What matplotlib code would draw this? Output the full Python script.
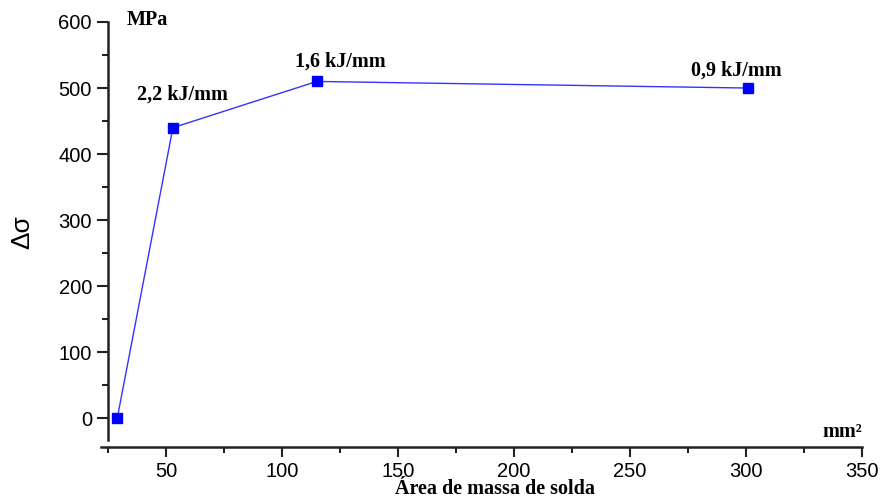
import numpy as np
import matplotlib
matplotlib.use('Agg')
import matplotlib.pyplot as plt
from matplotlib.ticker import MultipleLocator

# Données : aire de métal d'apport vs. Δσ
area = [29, 53, 115, 301]
delta_sigma = [0, 440, 510, 500]
energie = ['', '2,2 kJ/mm', '1,6 kJ/mm', '0,9 kJ/mm']
label_pos = [None, (57, 490), (125, 540), (296, 526)]

fig = plt.figure(figsize=(8.82, 5.01), dpi=100)
ax = fig.add_axes([0.1145, 0.1078, 0.8628, 0.8483])

ax.plot(area, delta_sigma, color='#3333ff', linewidth=1.0,
        marker='s', markersize=7.5, markerfacecolor='#0000ff',
        markeredgecolor='#0000ff')

serif_bold = dict(family='Liberation Serif', fontweight='bold', fontsize=14.5)
for txt, pos in zip(energie, label_pos):
    if pos is None:
        continue
    ax.text(pos[0], pos[1], txt, ha='center', va='center', **serif_bold)

ax.text(42, 603, 'MPa', ha='center', va='center', clip_on=False, **serif_bold)
ax.text(341.5, -21, 'mm²', ha='center', va='center', clip_on=False, **serif_bold)

ax.set_xlim(22, 350)
ax.set_ylim(-43.4, 600)

# axes décalés, style Origin
ax.spines['top'].set_visible(False)
ax.spines['right'].set_visible(False)
ax.spines['left'].set_position(('data', 25))
ax.spines['left'].set_bounds(-33, 600)
for s in ['left', 'bottom']:
    ax.spines[s].set_linewidth(1.8)
    ax.spines[s].set_color('#222222')

ax.xaxis.set_major_locator(MultipleLocator(50))
ax.xaxis.set_minor_locator(MultipleLocator(25))
ax.yaxis.set_major_locator(MultipleLocator(100))
ax.yaxis.set_minor_locator(MultipleLocator(50))
ax.tick_params(which='major', length=7, width=1.5, color='#222222',
               labelsize=14.5, labelfontfamily='Liberation Sans')
ax.tick_params(which='minor', length=4, width=1.5, color='#222222')
ax.tick_params(axis='y', which='major', length=8)

fig.text(22 / 882, 1 - 232 / 501, 'Δσ', rotation=90, ha='center', va='center',
         fontsize=19, family='Liberation Sans')
fig.text(495 / 882, 1 - 489 / 501, 'Área de massa de solda',
         ha='center', va='center', **serif_bold)

fig.savefig('out.png', dpi=100, facecolor='white')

§

### [SHORT EXERCISE]
Skip every picture and transcribe the data above exactly.

### [THE COMPLETED TASK]
What matplotlib code would draw this? Output the full Python script.
import numpy as np
import matplotlib
matplotlib.use('Agg')
import matplotlib.pyplot as plt
from matplotlib.ticker import MultipleLocator

# Données : aire de métal d'apport vs. Δσ
area = [29, 53, 115, 301]
delta_sigma = [0, 440, 510, 500]
energie = ['', '2,2 kJ/mm', '1,6 kJ/mm', '0,9 kJ/mm']
label_pos = [None, (57, 490), (125, 540), (296, 526)]

fig = plt.figure(figsize=(8.82, 5.01), dpi=100)
ax = fig.add_axes([0.1145, 0.1078, 0.8628, 0.8483])

ax.plot(area, delta_sigma, color='#3333ff', linewidth=1.0,
        marker='s', markersize=7.5, markerfacecolor='#0000ff',
        markeredgecolor='#0000ff')

serif_bold = dict(family='Liberation Serif', fontweight='bold', fontsize=14.5)
for txt, pos in zip(energie, label_pos):
    if pos is None:
        continue
    ax.text(pos[0], pos[1], txt, ha='center', va='center', **serif_bold)

ax.text(42, 603, 'MPa', ha='center', va='center', clip_on=False, **serif_bold)
ax.text(341.5, -21, 'mm²', ha='center', va='center', clip_on=False, **serif_bold)

ax.set_xlim(22, 350)
ax.set_ylim(-43.4, 600)

# axes décalés, style Origin
ax.spines['top'].set_visible(False)
ax.spines['right'].set_visible(False)
ax.spines['left'].set_position(('data', 25))
ax.spines['left'].set_bounds(-33, 600)
for s in ['left', 'bottom']:
    ax.spines[s].set_linewidth(1.8)
    ax.spines[s].set_color('#222222')

ax.xaxis.set_major_locator(MultipleLocator(50))
ax.xaxis.set_minor_locator(MultipleLocator(25))
ax.yaxis.set_major_locator(MultipleLocator(100))
ax.yaxis.set_minor_locator(MultipleLocator(50))
ax.tick_params(which='major', length=7, width=1.5, color='#222222',
               labelsize=14.5, labelfontfamily='Liberation Sans')
ax.tick_params(which='minor', length=4, width=1.5, color='#222222')
ax.tick_params(axis='y', which='major', length=8)

fig.text(22 / 882, 1 - 232 / 501, 'Δσ', rotation=90, ha='center', va='center',
         fontsize=19, family='Liberation Sans')
fig.text(495 / 882, 1 - 489 / 501, 'Área de massa de solda',
         ha='center', va='center', **serif_bold)

fig.savefig('out.png', dpi=100, facecolor='white')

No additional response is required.